Annual motor tax for an average sized 1.3-litre to 1.4-litre family car will rise by around €30, from €248 to €278.

Tax on a one-litre car will jump around €15, from €129 to €144, while road tax on a 1.6-engine car will rise €32, from €332 to €364.

The owners of a two-litre car will face a €70-a-year increase in road tax, bringing it from €458 to €528.

Commercial vehicles, such as buses and heavy goods vehicles, will also be hit by the increase, resulting in added costs for business.

Last year €560 million in car tax was collected by local authorities around the State.

A Government source said last night the increases would go towards improving the country's non-national road network, resulting in a direct benefit to drivers.

When broken down, the increases work out at between 29 to 58 cent a week, he added.

The road tax rise was agreed by Cabinet on Tuesday. The increase is a departmental matter, and it was decided to make the announcement separately from the Budget.

The last motor tax increase was announced in a separate statement from the then Minister for the Environment, Mr Dempsey, on Budget day in December 2000.

A Department source pointed out the increase is only the third since 1993. While the total car tax increase up to now has been 12 per cent in the past 10 years, inflation has risen by 33 per cent.

"So when you look at it like that, motor tax has not risen in line with inflation," he added.

Mr O'Connor of SIPTU, a senior negotiator for private sector employees, warned last night that the Budget was likely to take inflation above 5 per cent, notwithstanding Mr McCreevy's forecast of 4.8 per cent.

Unless employers were prepared to "cough up" significant pay rises, workers would be left considerably worse off, he said.

Mr O'Connor added that Mr McCreevy was mistaken if he believed payment of the benchmarking pay rises to public servants would be enough to secure a deal.

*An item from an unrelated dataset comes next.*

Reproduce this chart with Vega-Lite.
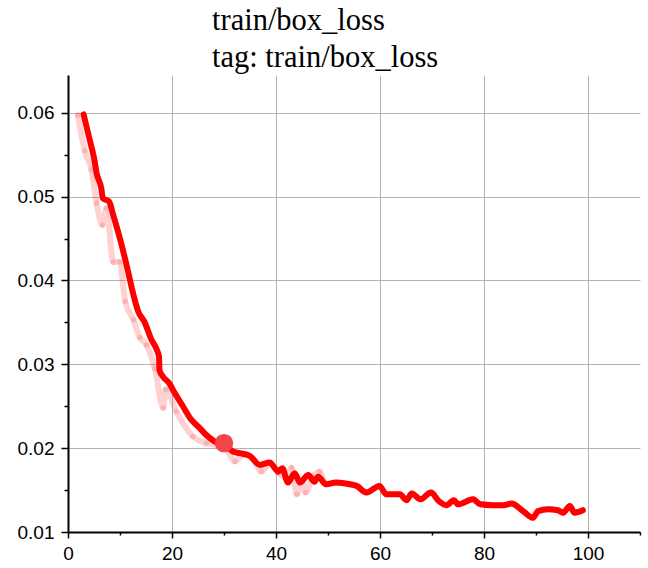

He said this view had also been expressed by public sector unions at an executive meeting yesterday of ICTU, at which the extent of union disaffection about the Budget became apparent.

Mr Begg said the Budget had increased both direct and indirect taxes on workers and failed to adequately address any of the critical issues in the social policy area, such as health and housing.

"Congress will now be seeking clarification from the Government and employers about whether they are serious about negotiating an agreement that will protect workers' living standards in the current period," he said.